Sturges' darkest comedy is sharply divided into three acts - a set-up, in which English conductor Sir Alfred De Carter (Rex Harrison) returns to America from abroad to find that his brother-in-law (Rudy Valee) has misinterpreted his request to 'keep an eye' on his wife, had her shadowed, and discovered an infidelity; a concert, in which he imagines three different responses (murder, resignation, suicide) over the course of three movements; and, finally, his extended attempt to put the first into effect.
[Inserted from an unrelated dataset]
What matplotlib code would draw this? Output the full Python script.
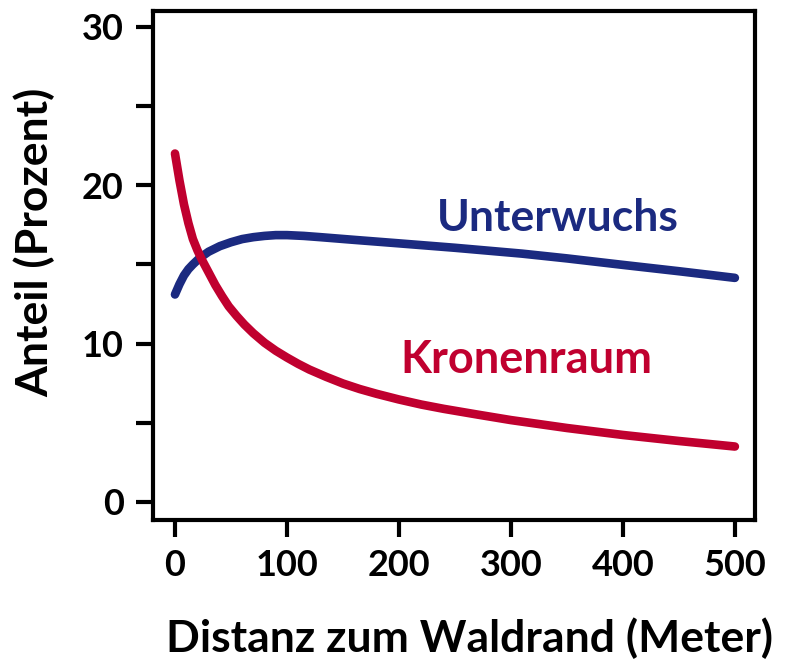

This produces a comic juxtaposition of erudition and crime encapsulated in Harrison's screen persona, which is just close enough to that of a stereotypical Englishman to make his departures all the more startling, confirming Sturges' comic signature as a tendency to almost reduce things to a common denominator, such that every difference is both infinitesimal and epic; sublime bathos. Hence the gradual integration of Harrison's verbosity into its ostensible opposite - crude physical comedy - most explicitly in the third act, which is little more than a series of increasingly grating pratfalls, but most poetically in his plea for the vulgarities of classical music, which reduces the orchestra to a collection of slapstick machines (especially the cymbal - his favourite instrument - which becomes synonymous with his gun), his own talent to a mere accumulation of sweat, and his fan-base to buffoonery, even - or perhaps especially - when it exhibits the insight and eloquence that he incorporates into his sustained attack on intellectuality, delivered with a fastidiously intellectual precision: "There's nothing serious about music. It should be enjoyed flat on the back, with a sandwich in one hand, a bucket of beer in the other, and as many pretty girls as possible."